Herein lies the problem. Both chips are suppose perform within specification in terms of raw performance, power, reliability. The difference should be within few percent. So far many users have repeated the performance and battery test and showing a disconcerting trend.
Geekbench shows Samsung A9 is fast by few point (less than 1-2%), but largely statistically insignificant if you run it 1000 times. 1-2% faster should not translate into 2 hours additional battery drain.
Antutu shows TSMC A9 consistently faster for some reason. The battery drain difference remains approximate 2 hours in a burn test.
A burn test has NOTHING TO DO WITH REAL LIFE, especially when it comes to battery.
Both chip seemingly don't throttle much under loads used in everything normally use on a phone (unless your running ray tracing on your phone...) and are so fast that very little will put them at a place where the benchmark takes them.
You comment is the same as:
- Taking two cars with one that will consume 20% more if driven at 90 miles per hour for an hour.... But, only 2-3% more if driven at less than 70 miles /hour during the same time (and possibly 5% if driven at 80).
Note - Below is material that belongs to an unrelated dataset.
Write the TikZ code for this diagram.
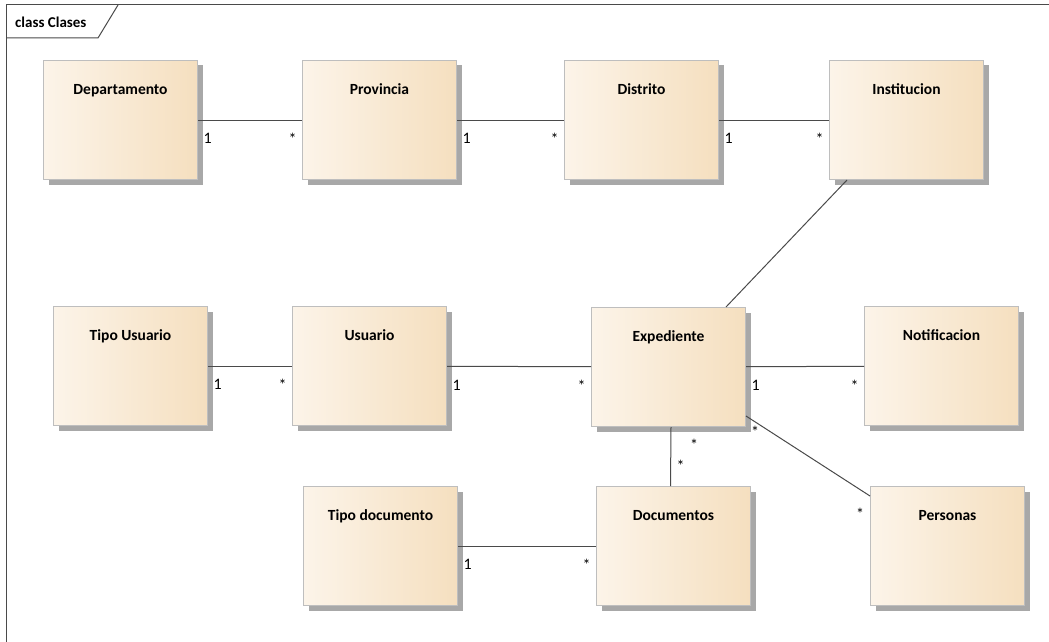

Technically, one is better, but it won't matter to you unless your doing "Le Man" with your car.
- Plane consumes the same as X and perform in similar ways when within normal operating range, but if you get a test pilot, and go up towards the edge of what they can do (which is often outside normal range), you got all sort of non-linear affects in airflow, the motors may perform differently when pushed, that may make them consume differently and make them very different to pilot from each other.
Same here, thermal effects and leakage is non linear, edge cases will reveal them and the limits of each system, but don't tell you much about actual performance when used within the envelope they were designed for.
Engineering tries to get the normal range well within the whole performance envelope so nobody hits the edge in real life.
Even a FPS video game won't stress the CPU enough to heat up as much as 3 lines of code in a loop can do.
A system is built to spec based on USE CASE, running a benchmark is not part of the use case. Simple as that.